The rise of the automobile contributed to the sense of freedom and possibility that suffused the Roaring Twenties. “The car is central to Americans’ lives in the 1920s, across the board,” Dumenil explains. “Not everyone can afford one, but consumer credit also expands in the ’20s,” leading to a new generation of American debtors. Meanwhile, the information revolution brought about by the emergence of the radio allowed a newly vibrant, youth-centered, urban culture to spread across the United States.

The flapper lifestyle also affected marriages and sexuality.

Housework wasn’t the only factor changing for women on the home front. “The nature of marriage starts to change,” Dumenil explains. “There’s more of a sense, not of equality, but more of companionship between men and women in marriage. The assumption about women’s sexuality changes.” Birth control was becoming more widely available, at least for more privileged women, which helped limit family size and allowed women the freedom to explore their sexuality without facing the consequences of unwanted pregnancies.

Name origins

The slang word flapper, describing a young woman, is sometimes supposed to refer to a young bird flapping its wings while learning to fly. By 1908, newspapers as serious as The Times used it, although with careful explanation: “A ‘flapper’, we may explain, is a young lady who has not yet been promoted to long frocks and the wearing of her hair ‘up'”.

However, it may derive from an earlier use in northern England to mean teenage girl, referring to one whose hair is not yet put up and whose plaited pigtail flapped on her back; or from an older word meaning prostitute. (the slang word “flap” was used to mean prostitute as early as 1631; by the 1890s it references both a young prostitute and, in a more general and less derogatory sense, any lively midteenage girl.).

By 1912, the London theatrical impresario John Tiller, defining the word in an interview he gave to the New York Times, described a “flapper” as belonging to a slightly older age group, a girl who has “just come out”“. Tiller’s use of the phrase “come out” means “to make a formal entry into “society” on reaching womanhood”. In polite society at the time, a teenage girl who had not “come out” would still be classed as a child. She would be expected to keep a low profile on social occasions and ought not to be the object of male attention.

Zelda Fitzgerald and the end of the Roaring Twenties.

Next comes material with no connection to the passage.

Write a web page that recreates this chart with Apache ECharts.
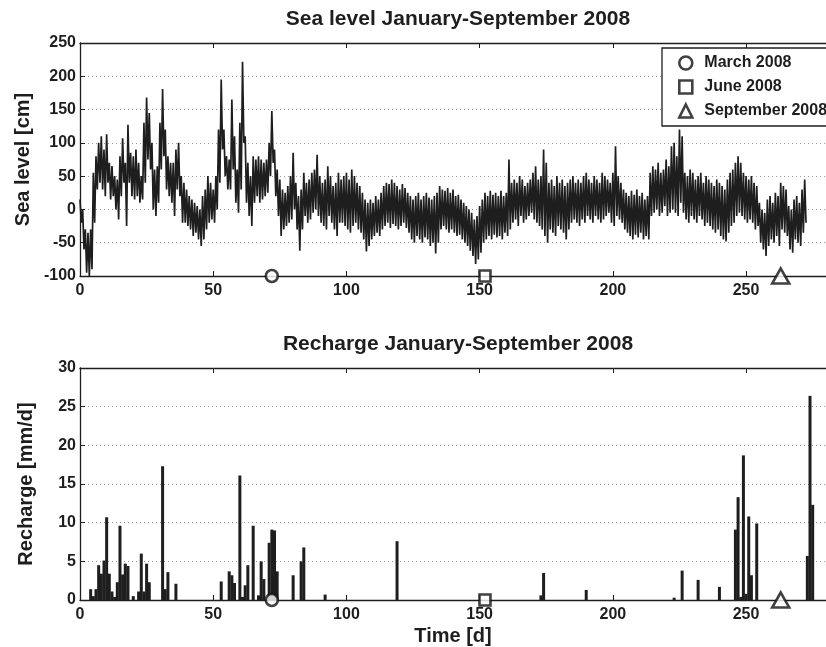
<!DOCTYPE html>
<html>
<head>
<meta charset="utf-8">
<script src="https://cdn.jsdelivr.net/npm/echarts@6/dist/echarts.min.js"></script>
<style>
  html, body { margin: 0; padding: 0; background: #fff; }
  #main { width: 826px; height: 647px; }
</style>
</head>
<body>
<div id="main"></div>
<script>
// sea level, upper / lower envelope of the record for each day [cm], day 0..272
var seaHigh = [
  15, 0, -30, -35, -30, 55, 80, 100, 110, 90,
  113, 70, 65, 50, 45, 80, 107, 70, 127, 85,
  80, 90, 70, 50, 130, 168, 145, 100, 60, 65,
  130, 181, 120, 80, 70, 70, 90, 100, 50, 40,
  30, 20, 15, 10, 5, 0, 20, 30, 50, 40,
  30, 50, 120, 195, 120, 80, 75, 165, 110, 60,
  130, 222, 110, 70, 50, 80, 75, 80, 75, 70,
  75, 100, 148, 90, 60, 45, 30, 25, 35, 50,
  85, 40, 20, 30, 55, 40, 45, 55, 60, 82,
  50, 40, 45, 65, 50, 35, 40, 55, 45, 50,
  55, 45, 60, 50, 40, 35, 25, 15, 10, 15,
  10, 20, 15, 25, 35, 40, 38, 45, 40, 35,
  30, 38, 32, 25, 20, 15, 20, 25, 15, 20,
  25, 18, 15, 20, 25, 35, 30, 28, 32, 25,
  30, 20, 22, 15, 10, 5, 0, -5, -15, -10,
  5, 15, 25, 20, 28, 22, 25, 20, 28, 20,
  25, 75, 40, 45, 40, 50, 45, 35, 40, 45,
  55, 65, 45, 50, 90, 70, 40, 45, 35, 50,
  40, 45, 35, 40, 45, 50, 40, 45, 40, 50,
  55, 45, 40, 50, 45, 40, 55, 50, 45, 40,
  55, 95, 50, 40, 30, 25, 20, 28, 22, 30,
  20, 25, 15, 20, 55, 65, 60, 70, 55, 60,
  75, 65, 95, 100, 80, 120, 110, 55, 50, 60,
  55, 45, 50, 55, 40, 50, 45, 40, 35, 45,
  40, 35, 30, 45, 55, 60, 70, 80, 70, 55,
  50, 45, 50, 40, 35, 10, 0, -5, 15, 20,
  10, 25, 20, 40, 35, 30, 5, 0, 15, 20,
  10, 30, 45
];
var seaLow = [
  -20, -60, -95, -100, -90, -20, 30, 40, 30, 20,
  40, 15, 20, 0, -15, 20, 40, -25, 40, 20,
  15, 20, 10, 15, 40, 75, 60, 0, -10, 10,
  60, 80, 30, 20, 10, -10, 30, 20, -20, -20,
  -25, -30, -40, -35, -45, -55, -45, -30, -20, -15,
  -20, 0, 40, 90, 50, 30, 30, 60, 10, -5,
  30, 100, 10, -10, -25, 10, 20, 10, 15, 20,
  25, 50, 70, 20, -10, -40, -30, -25, -20, -15,
  0, -30, -62, -30, -10, -20, -15, -5, 0, -10,
  -20, -25, -30, -10, -20, -30, -40, -20, -20, -25,
  -30, -35, -25, -20, -30, -35, -45, -63, -55, -45,
  -40, -35, -40, -30, -25, -20, -28, -22, -25, -30,
  -25, -20, -28, -35, -45, -50, -40, -45, -50, -42,
  -45, -55, -50, -66, -50, -30, -25, -30, -35, -30,
  -35, -40, -38, -45, -50, -55, -62, -70, -82, -75,
  -65, -50, -45, -40, -45, -38, -42, -40, -45, -35,
  -40, -30, -20, -15, -25, -10, -20, -15, -10, -5,
  -15, -20, -25, -30, -40, -50, -30, -35, -40, -25,
  -30, -35, -45, -30, -20, -15, -20, -25, -15, -20,
  -10, -15, -20, -10, -15, -20, -15, -10, -5, -20,
  -25, -10, -15, -20, -30, -35, -40, -45, -38, -42,
  -35, -45, -40, -45, -10, -5, 0, -10, -5, 5,
  -10, -5, 0, -5, -10, 10, -5, -15, -20, -10,
  -15, -20, -10, -15, -25, -20, -25, -30, -35, -30,
  -40, -45, -48, -35, -25, -20, -10, -5, -10, -15,
  -20, -15, -20, -30, -25, -50, -60, -70, -55, -45,
  -50, -40, -55, -30, -35, -40, -60, -65, -45, -50,
  -55, -35, -20
];

// daily recharge [mm/d]
var rechargeDays = [
  4, 5, 6, 7, 8, 9, 10, 11, 12, 13,
  14, 15, 16, 17, 18, 20, 22, 23, 24, 25,
  26, 31, 32, 33, 36, 53, 56, 57, 58, 60,
  61, 62, 63, 65, 67, 68, 69, 71, 72, 73,
  74, 80, 83, 84, 92, 119, 173, 174, 190, 223,
  226, 232, 240, 246, 247, 248, 249, 250, 251, 252,
  254, 273, 274, 275
];
var rechargeValues = [
  1.4, 0.5, 1.4, 4.5, 3.4, 5.1, 10.7, 3.4, 1.1, 0.4,
  2.3, 9.6, 3.3, 4.7, 4.4, 0.5, 1.1, 6.0, 1.1, 4.7,
  2.3, 17.3, 1.4, 3.6, 2.1, 2.4, 3.7, 3.2, 2.2, 16.1,
  0.4, 1.9, 4.5, 9.6, 0.6, 5.0, 2.7, 7.4, 9.1, 9.0,
  3.7, 3.2, 5.0, 6.8, 0.7, 7.6, 0.6, 3.5, 1.3, 0.3,
  3.8, 2.6, 1.7, 9.1, 13.3, 0.4, 18.7, 0.8, 10.8, 3.2,
  9.9, 5.7, 26.4, 12.3
];

// sampling dates marked on the time axis
var markerNames = ['March 2008', 'June 2008', 'September 2008'];
var markerDays = [72, 152, 263];
var markerSymbols = ['circle', 'rect', 'triangle'];
var markerSizes = [12, 11, [17, 15]];

var ink = '#1e1e1e';
var font = 'Liberation Sans';

// the record swings between the daily high and low (tides), so draw it as a zigzag
var seaLine = [];
for (var i = 0; i < seaHigh.length; i++) {
  seaLine.push([i, seaHigh[i]]);
  seaLine.push([i + 0.5, seaLow[i]]);
}
var rechargeData = rechargeDays.map(function (d, k) { return [d, rechargeValues[k]]; });

function bottomAxis(grid, name) {
  return {
    gridIndex: grid, type: 'value', position: 'bottom', min: 0, max: 280, interval: 50,
    name: name, nameLocation: 'middle', nameGap: 26,
    nameTextStyle: { color: ink, fontFamily: font, fontWeight: 'bold', fontSize: 20 },
    axisLine: { onZero: false, lineStyle: { color: ink, width: 1.3 } },
    axisTick: { inside: true, length: 5, lineStyle: { color: ink } },
    axisLabel: { margin: 7, color: ink, fontFamily: font, fontWeight: 'bold', fontSize: 16, showMaxLabel: false },
    splitLine: { show: false }
  };
}
function topAxis(grid) {
  return {
    gridIndex: grid, type: 'value', position: 'top', min: 0, max: 280, interval: 50,
    axisLine: { onZero: false, lineStyle: { color: ink, width: 1.3 } },
    axisTick: { inside: true, length: 5, lineStyle: { color: ink } },
    axisLabel: { show: false },
    splitLine: { show: false }
  };
}
function leftAxis(grid, name, min, max, step) {
  return {
    gridIndex: grid, type: 'value', min: min, max: max, interval: step,
    name: name, nameLocation: 'middle', nameGap: 44,
    nameTextStyle: { color: ink, fontFamily: font, fontWeight: 'bold', fontSize: 20 },
    axisLine: { show: true, onZero: false, lineStyle: { color: ink, width: 1.3 } },
    axisTick: { show: true, inside: true, length: 5, lineStyle: { color: ink } },
    axisLabel: { margin: 4, color: ink, fontFamily: font, fontWeight: 'bold', fontSize: 16 },
    splitLine: { show: true, lineStyle: { color: '#9a9a9a', type: [1, 3], width: 1 } }
  };
}

var series = [
  {
    type: 'line', xAxisIndex: 0, yAxisIndex: 0, data: seaLine,
    showSymbol: false, sampling: 'none', z: 2,
    lineStyle: { color: ink, width: 1.7 }
  },
  {
    type: 'bar', xAxisIndex: 2, yAxisIndex: 1, data: rechargeData,
    barWidth: 3, itemStyle: { color: ink }, z: 2
  }
];
markerNames.forEach(function (name, k) {
  [[0, 0, -100], [2, 1, 0]].forEach(function (ax) {
    series.push({
      type: 'scatter', name: name, xAxisIndex: ax[0], yAxisIndex: ax[1],
      data: [[markerDays[k], ax[2]]],
      symbol: markerSymbols[k], symbolSize: markerSizes[k], clip: false, z: 5,
      itemStyle: { color: '#fff', borderColor: '#111', borderWidth: 2.6 }
    });
  });
});

var chart = echarts.init(document.getElementById('main'));
chart.setOption({
  animation: false,
  backgroundColor: '#fff',
  title: [
    { text: 'Sea level January-September 2008', left: 458, top: 9, textAlign: 'center', padding: 0,
      textStyle: { color: ink, fontFamily: font, fontWeight: 'bold', fontSize: 21 } },
    { text: 'Recharge January-September 2008', left: 458, top: 334, textAlign: 'center', padding: 0,
      textStyle: { color: ink, fontFamily: font, fontWeight: 'bold', fontSize: 21 } }
  ],
  legend: {
    data: markerNames, orient: 'vertical', left: 662, top: 48,
    padding: [7, 10, 7, 16], itemGap: 8, itemWidth: 13, itemHeight: 13,
    backgroundColor: '#fff', borderColor: ink, borderWidth: 1.3, borderRadius: 0,
    itemStyle: { color: '#fff', borderColor: '#111', borderWidth: 2.6 },
    textStyle: { color: ink, fontFamily: font, fontWeight: 'bold', fontSize: 16, padding: [0, 0, 0, 7] }
  },
  grid: [
    { left: 80, right: -10, top: 43, height: 233 },
    { left: 80, right: -10, top: 368, height: 234 }
  ],
  xAxis: [bottomAxis(0, ''), topAxis(0), bottomAxis(1, 'Time [d]'), topAxis(1)],
  yAxis: [leftAxis(0, 'Sea level [cm]', -100, 250, 50), leftAxis(1, 'Recharge [mm/d]', 0, 30, 5)],
  series: series
});
</script>
</body>
</html>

Arguably the most famous flapper of all was Zelda Sayre Fitzgerald, who, before meeting and marrying the novelist F. Scott Fitzgerald, spent her nights whirling around country club dances (and sneaking out to drink and “neck”) with any number of young Alabama gentlemen. After their marriage in 1920, the hard-partying couple lived the ultimate Roaring Twenties lifestyle in both New York City and France. Though Zelda was an artist, a dancer and a writer herself, she would be best known as the muse inspiring her husband’s vivid stories of life in the Jazz Age, which are often credited with creating the enduring image of the flapper. By the late ‘20s, however, Scott’s drinking and Zelda’s mental illness drove them apart. In 1930, Zelda had a nervous breakdown, and she would spend the rest of her life in sanatoriums.